Fear of the death penalty clearly doesn't enter into their thinking, since they all seem to kill themselves, or at least try to. What if doing such a thing meant that no one would ever speak your name again? What if every image of you was erased from the memory of the world and you would be immediately and willfully ignored and forgotten by everyone? What if no one was going to swarm your neighbors and family members to get their take on why you did it?
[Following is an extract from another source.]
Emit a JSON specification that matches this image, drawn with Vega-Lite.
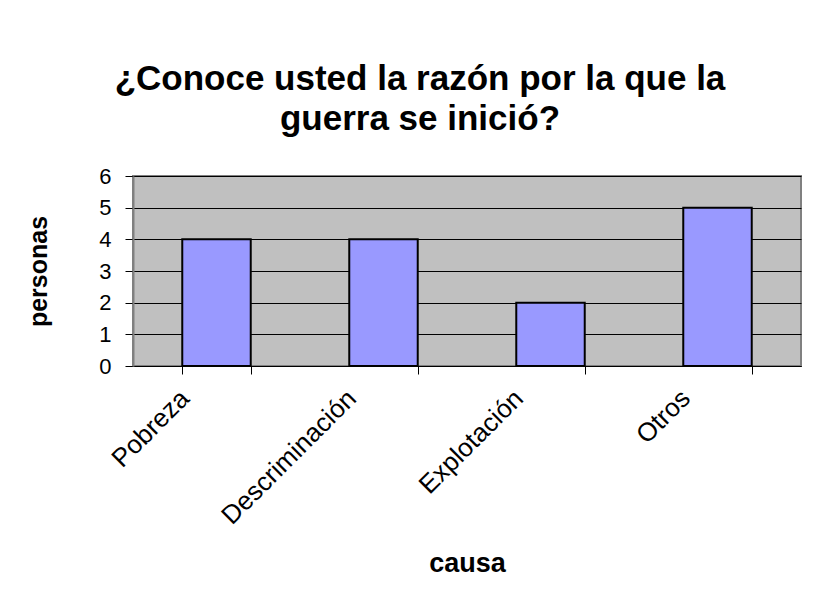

Yeah, I know. A tragedy like this most recent one is news, and of course the media must report on it. What if we reported news differently? What if reporters were respectful and didn't snap, AND SELL, pictures of crying children, screaming parents, sobbing people? What if a text-only report came out, reporting only the necessary facts, and it didn't become a free-for-all of sensationalism? What if the victims and their families were given the privacy to deal with all of this without being hounded by reporters, photographers and thrill seekers?
If we subtracted the SPLASH factor from such horrific acts, would that take away their desire to do it?